In looking at the immediate task at hand, Hayes said the goal prior to the start of Big 12 play would be to create a solid two-deep look on defense, with that starting with replacing the five starters gone from last year: Ray Kibble on the line, Emmanuel Lamur at linebacker, Tysyn Hartman at safety, David Garrett at cornerback and end Jordan Voelker.

The early replacements for those Wildcats are John Sua at tackle, Justin Tuggle at linebacker, Thomas Ferguson at safety, Allen Chapman at cornerback and Meshak Williams at end.

It was after K-State's Cotton Bowl loss to Arkansas that Hayes said, "We started going through the entire season play by play. We evaluated each play so we could build on what was good and fix what was not so good."

Now into fall camp, Hayes said of his defensive priorities, "We need to work on developing a quality pass rush. Part of coverage is getting that quarterback to speed up and make him throw the ball when he's not ready to throw it, which can lead to some take-aways."

While K-State's rush defense of allowing just 131 yards per game was respectable, the pass defense allowed 263 yards per game. That number, however, Hayes says is "skewed" because of allowing 520 passing yards to Oklahoma, 502 to Oklahoma State and 461 to Texas Tech.

"Those teams put up numbers like that to a lot of teams," said Hayes. "Honestly, our defense had some good moments last year, so we don't want to come in and change a whole lot."

The center piece to the defense will be Arthur Brown at middle linebacker, flanked by outside backers Tre Walker and either Tuggle or Jarell Childs.

"He has good size and speed, and is very instinctive when the ball is snapped," said linebacker coach Mike Cox. "He just has that instinct that it takes to go make plays. But like the rest of them, Arthur is so humble and he knows there are areas where his game needs to grow."

The strength will be at linebacker; the weakness, in quality and depth, will be in the middle of the line.

Kansas State ran 290 passing plays that generated 1,970 passing yards last year, while running the ball 606 times for 2,411 grounds yards.

"We want that to be more balanced this year," said run game coordinator Dana Dimel.

"We liked what we did last year, but we'd like to put up a few more yards," said passing game coordinator Del Miller. "We scored well last year, but at times without the yardage that we would have liked."

Defining Miller's words are these statistics from 2011: KSU's scoring offense of 31.8 yards ranked seventh in the Big 12 while the total offense of 337 yards ranked only ninth.

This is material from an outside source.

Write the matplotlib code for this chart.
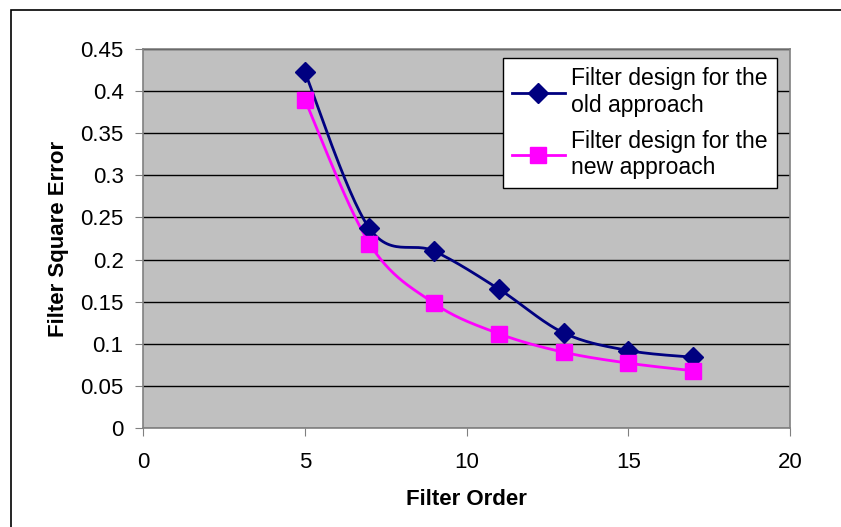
import numpy as np
import matplotlib
matplotlib.use('Agg')
import matplotlib.pyplot as plt
from matplotlib.patches import Rectangle

plt.rcParams['font.family'] = ['Liberation Sans', 'DejaVu Sans']

# data
filter_order = [5, 7, 9, 11, 13, 15, 17]
old_error = [0.423, 0.237, 0.210, 0.165, 0.113, 0.092, 0.084]
new_error = [0.390, 0.219, 0.148, 0.112, 0.090, 0.077, 0.068]

old_label = 'Filter design for the\nold approach'
new_label = 'Filter design for the\nnew approach'


def smooth(xs, ys, n=30):
    """Excel-style smoothed line (Catmull-Rom Bezier segments)."""
    p = np.column_stack([xs, ys]).astype(float)
    pts = np.vstack([p[0], p, p[-1]])
    out = []
    t = np.linspace(0, 1, n)[:, None]
    for i in range(1, len(pts) - 2):
        p0, p3 = pts[i], pts[i + 1]
        c1 = p0 + (pts[i + 1] - pts[i - 1]) / 6
        c2 = p3 - (pts[i + 2] - pts[i]) / 6
        seg = ((1 - t) ** 3) * p0 + 3 * ((1 - t) ** 2) * t * c1 \
            + 3 * (1 - t) * t ** 2 * c2 + t ** 3 * p3
        out.append(seg if i == 1 else seg[1:])
    seg = np.vstack(out)
    return seg[:, 0], seg[:, 1]


fig = plt.figure(figsize=(8.41, 5.27), dpi=100)
# outer chart frame (only left/top edges visible in the picture)
fig.patches.append(Rectangle((11 / 841, -0.1), 1.2, (527 - 10) / 527 + 0.1,
                             transform=fig.transFigure, fill=False,
                             ec='black', lw=1.2))

ax = fig.add_axes([143 / 841, 99 / 527, 647 / 841, 379 / 527])
ax.set_facecolor('#C0C0C0')

xs, ys = smooth(filter_order, old_error)
ax.plot(xs, ys, color='#000080', lw=2, zorder=3)
xs, ys = smooth(filter_order, new_error)
ax.plot(xs, ys, color='#FF00FF', lw=2, zorder=3)
ax.plot(filter_order, old_error, ls='none', marker='D', ms=10,
        color='#000080', zorder=4)
ax.plot(filter_order, new_error, ls='none', marker='s', ms=11,
        color='#FF00FF', zorder=4)

# legend handles
h_old, = ax.plot([], [], color='#000080', lw=2, marker='D', ms=10)
h_new, = ax.plot([], [], color='#FF00FF', lw=2, marker='s', ms=11)
leg = ax.legend([h_old, h_new], [old_label, new_label],
                loc='upper right', bbox_to_anchor=(0.98, 0.976),
                fontsize=16.6, frameon=True, fancybox=False, framealpha=1,
                edgecolor='black', handlelength=2.3, handletextpad=0.27,
                borderpad=0.4, labelspacing=0.55, borderaxespad=0)
leg.get_frame().set_linewidth(1.0)

ax.set_xlim(0, 20)
ax.set_ylim(0, 0.45)
ax.set_xticks([0, 5, 10, 15, 20])
ax.set_xticklabels(['0', '5', '10', '15', '20'])
ax.set_yticks(np.arange(0, 0.451, 0.05))
ax.set_yticklabels(['0', '0.05', '0.1', '0.15', '0.2', '0.25', '0.3',
                    '0.35', '0.4', '0.45'])
ax.yaxis.grid(True, color='black', lw=1)
ax.set_axisbelow(True)
for s in ax.spines.values():
    s.set_color('#808080')
    s.set_linewidth(1.2)
ax.tick_params(axis='both', direction='out', length=6, color='#808080',
               labelsize=16)
ax.tick_params(axis='x', pad=11)
ax.tick_params(axis='y', pad=8)

ax.set_xlabel('Filter Order', fontsize=16, fontweight='bold', labelpad=12)
ax.set_ylabel('Filter Square Error', fontsize=16, fontweight='bold',
              labelpad=8)

plt.savefig('out.png', dpi=100)
plt.close(fig)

Examples of how K-State won games last year included a 286-yard, 24-point effort in a 24-17 win over Missouri; a 339-yard, but 41-point effort in a 41-34 win over Texas Tech; and a 121-yard outing against Texas in a 17-13 victory. Part of those numbers came from the fact that K-State led the Big 12 and was fourth in the nation in time of possession averaging 33:55 minutes per game. In addition, the Wildcats seldom hurt themselves with penalties, or with turnovers."

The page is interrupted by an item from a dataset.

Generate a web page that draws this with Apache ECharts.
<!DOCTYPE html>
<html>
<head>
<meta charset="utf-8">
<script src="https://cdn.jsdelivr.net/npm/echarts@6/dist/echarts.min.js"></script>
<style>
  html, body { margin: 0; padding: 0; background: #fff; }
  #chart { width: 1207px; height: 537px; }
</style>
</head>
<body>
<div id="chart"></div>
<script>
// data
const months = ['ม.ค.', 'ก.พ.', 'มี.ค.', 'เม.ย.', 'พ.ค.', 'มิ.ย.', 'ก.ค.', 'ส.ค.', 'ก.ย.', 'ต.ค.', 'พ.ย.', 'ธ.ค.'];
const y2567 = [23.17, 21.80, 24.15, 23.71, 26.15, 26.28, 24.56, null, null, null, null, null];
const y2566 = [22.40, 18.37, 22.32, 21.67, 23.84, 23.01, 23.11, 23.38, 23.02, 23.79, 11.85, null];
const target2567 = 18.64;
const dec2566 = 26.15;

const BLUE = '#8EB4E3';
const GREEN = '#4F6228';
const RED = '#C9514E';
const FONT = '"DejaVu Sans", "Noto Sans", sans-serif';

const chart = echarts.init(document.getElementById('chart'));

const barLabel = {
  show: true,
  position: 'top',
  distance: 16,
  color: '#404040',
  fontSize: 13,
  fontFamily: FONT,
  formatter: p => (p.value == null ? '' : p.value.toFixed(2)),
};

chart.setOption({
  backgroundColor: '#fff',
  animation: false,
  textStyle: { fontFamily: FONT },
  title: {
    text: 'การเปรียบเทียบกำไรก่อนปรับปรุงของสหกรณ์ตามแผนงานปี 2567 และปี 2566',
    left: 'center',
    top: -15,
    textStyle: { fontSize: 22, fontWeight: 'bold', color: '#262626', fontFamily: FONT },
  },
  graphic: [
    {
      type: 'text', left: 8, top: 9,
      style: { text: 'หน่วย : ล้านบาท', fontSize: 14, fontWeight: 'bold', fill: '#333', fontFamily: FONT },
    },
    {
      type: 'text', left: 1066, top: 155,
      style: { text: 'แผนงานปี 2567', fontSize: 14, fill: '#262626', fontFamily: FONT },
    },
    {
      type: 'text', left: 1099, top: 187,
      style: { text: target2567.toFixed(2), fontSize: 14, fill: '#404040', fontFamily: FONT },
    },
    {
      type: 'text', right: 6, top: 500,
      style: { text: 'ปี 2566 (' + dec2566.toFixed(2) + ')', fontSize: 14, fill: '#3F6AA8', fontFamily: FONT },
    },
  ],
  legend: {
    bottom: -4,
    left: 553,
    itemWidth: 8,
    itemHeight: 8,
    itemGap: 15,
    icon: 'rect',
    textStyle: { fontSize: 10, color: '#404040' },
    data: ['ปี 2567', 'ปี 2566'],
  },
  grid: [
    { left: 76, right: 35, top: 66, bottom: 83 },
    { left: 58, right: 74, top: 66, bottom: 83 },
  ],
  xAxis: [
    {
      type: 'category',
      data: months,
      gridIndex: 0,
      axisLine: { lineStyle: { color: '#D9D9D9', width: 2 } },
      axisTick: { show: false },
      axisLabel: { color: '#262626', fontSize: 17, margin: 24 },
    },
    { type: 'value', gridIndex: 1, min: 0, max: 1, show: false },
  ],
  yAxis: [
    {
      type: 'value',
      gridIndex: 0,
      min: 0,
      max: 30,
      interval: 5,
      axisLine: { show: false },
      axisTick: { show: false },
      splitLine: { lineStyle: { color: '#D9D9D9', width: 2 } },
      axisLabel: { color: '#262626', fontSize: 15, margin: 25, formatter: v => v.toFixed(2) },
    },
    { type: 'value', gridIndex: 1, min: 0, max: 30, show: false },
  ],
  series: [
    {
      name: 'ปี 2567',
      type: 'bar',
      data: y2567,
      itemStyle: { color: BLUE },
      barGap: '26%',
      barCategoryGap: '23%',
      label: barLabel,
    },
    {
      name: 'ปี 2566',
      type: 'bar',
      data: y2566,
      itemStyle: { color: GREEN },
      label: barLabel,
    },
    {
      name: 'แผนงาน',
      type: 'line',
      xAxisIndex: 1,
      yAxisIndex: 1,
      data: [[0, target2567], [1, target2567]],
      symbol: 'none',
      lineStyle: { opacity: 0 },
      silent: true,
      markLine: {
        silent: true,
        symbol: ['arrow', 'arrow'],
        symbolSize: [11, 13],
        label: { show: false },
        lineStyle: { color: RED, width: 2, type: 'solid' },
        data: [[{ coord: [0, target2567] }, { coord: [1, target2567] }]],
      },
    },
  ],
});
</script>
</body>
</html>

If there's an iffy on-paper spot on offense it's with the offensive line that will possibly feature freshmen Cody Whitehair and Boston Stiverson, plus first-time regular 6-9, 322-pound Cornelius Lucas. Stiverson is injured and will miss the opener.

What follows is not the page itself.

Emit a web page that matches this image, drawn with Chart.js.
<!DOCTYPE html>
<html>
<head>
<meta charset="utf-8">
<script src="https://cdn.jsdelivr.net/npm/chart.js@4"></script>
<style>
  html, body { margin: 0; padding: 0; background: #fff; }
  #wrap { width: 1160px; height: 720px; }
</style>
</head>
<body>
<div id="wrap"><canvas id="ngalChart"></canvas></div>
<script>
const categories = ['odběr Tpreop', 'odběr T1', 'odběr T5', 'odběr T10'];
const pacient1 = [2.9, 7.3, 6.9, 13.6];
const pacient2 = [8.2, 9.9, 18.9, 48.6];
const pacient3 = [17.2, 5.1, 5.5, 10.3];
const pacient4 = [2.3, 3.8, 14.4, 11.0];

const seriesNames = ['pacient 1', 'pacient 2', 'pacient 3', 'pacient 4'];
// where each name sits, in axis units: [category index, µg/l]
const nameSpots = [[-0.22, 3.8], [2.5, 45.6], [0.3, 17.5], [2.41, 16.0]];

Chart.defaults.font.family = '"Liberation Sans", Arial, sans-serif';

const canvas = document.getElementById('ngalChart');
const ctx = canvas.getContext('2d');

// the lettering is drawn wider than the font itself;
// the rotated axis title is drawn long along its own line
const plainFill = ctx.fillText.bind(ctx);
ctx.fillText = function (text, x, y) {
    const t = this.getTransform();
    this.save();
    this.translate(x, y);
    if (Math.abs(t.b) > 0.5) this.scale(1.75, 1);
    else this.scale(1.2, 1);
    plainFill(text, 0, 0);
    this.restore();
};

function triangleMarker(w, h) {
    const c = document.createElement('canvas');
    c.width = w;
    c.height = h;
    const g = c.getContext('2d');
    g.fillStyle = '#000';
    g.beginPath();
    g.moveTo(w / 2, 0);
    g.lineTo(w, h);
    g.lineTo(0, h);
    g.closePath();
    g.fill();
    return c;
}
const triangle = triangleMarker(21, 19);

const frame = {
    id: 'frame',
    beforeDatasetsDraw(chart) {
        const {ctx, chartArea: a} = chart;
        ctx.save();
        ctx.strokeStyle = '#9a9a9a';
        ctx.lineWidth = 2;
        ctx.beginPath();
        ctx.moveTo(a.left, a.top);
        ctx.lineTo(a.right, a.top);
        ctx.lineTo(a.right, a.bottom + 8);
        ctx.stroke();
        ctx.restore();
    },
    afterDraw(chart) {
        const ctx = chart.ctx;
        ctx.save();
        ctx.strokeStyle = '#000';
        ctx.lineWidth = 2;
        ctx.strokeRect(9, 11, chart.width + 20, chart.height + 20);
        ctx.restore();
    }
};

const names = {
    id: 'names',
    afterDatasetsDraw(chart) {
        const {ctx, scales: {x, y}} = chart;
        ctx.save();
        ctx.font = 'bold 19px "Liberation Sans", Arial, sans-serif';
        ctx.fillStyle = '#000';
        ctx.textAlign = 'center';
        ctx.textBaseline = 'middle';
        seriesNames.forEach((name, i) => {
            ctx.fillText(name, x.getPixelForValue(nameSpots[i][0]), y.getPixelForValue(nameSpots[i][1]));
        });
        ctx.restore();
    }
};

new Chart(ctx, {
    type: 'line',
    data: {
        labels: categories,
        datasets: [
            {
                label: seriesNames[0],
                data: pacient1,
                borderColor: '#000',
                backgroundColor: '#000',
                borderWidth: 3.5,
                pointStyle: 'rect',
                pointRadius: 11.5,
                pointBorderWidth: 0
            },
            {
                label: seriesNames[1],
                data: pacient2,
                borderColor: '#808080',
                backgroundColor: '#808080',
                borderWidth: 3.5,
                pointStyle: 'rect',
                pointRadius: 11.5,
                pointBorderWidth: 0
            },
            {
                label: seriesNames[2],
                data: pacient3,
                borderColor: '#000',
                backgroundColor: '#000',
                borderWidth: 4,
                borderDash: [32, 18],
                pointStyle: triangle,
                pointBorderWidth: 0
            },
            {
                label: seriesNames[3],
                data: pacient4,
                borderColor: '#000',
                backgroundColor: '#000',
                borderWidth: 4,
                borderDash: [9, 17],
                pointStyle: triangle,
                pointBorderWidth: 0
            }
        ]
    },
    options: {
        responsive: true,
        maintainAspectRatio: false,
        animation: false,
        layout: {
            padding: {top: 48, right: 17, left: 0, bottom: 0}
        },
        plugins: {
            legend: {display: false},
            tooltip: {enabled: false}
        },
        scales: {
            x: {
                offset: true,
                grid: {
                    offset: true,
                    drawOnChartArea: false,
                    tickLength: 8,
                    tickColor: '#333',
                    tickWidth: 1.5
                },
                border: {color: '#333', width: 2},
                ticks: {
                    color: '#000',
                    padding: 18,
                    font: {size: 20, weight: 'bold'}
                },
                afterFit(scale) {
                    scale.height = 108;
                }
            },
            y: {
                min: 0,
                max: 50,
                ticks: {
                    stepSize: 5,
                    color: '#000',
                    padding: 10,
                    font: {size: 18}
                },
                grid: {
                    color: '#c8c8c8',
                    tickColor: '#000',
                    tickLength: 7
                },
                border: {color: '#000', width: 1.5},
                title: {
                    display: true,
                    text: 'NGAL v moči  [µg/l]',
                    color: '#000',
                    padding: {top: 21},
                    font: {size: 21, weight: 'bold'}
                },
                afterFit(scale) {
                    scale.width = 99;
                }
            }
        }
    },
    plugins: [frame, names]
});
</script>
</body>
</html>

"We like that line, but with it being as young as it is, you won't know until the lights go on," said Dimel. "That's when you find out what type of players you have." While most in the K-State camp admit to being somewhat surprised by the numbers posted by Collin Klein last year, the Wildcats' co-coordinators were not.

Dimel said, "The only thing that surprised me was how tough he was. You don't expect that out of a quarterback. He's such a leader and so tough that he has that ability to put a team on his shoulders. He fought through injuries because he was a part of so many plays. His intelligence and results didn't surprise me, but how physical he was did surprise me."

The strength of the offense is around the perimeter with Klein at QB, John Hubert at RB, and WRs Chris Harper, Tyler Lockett and Tramaine Thompson; the weakness will be with the offensive line, which has three first-time starters and limited depth.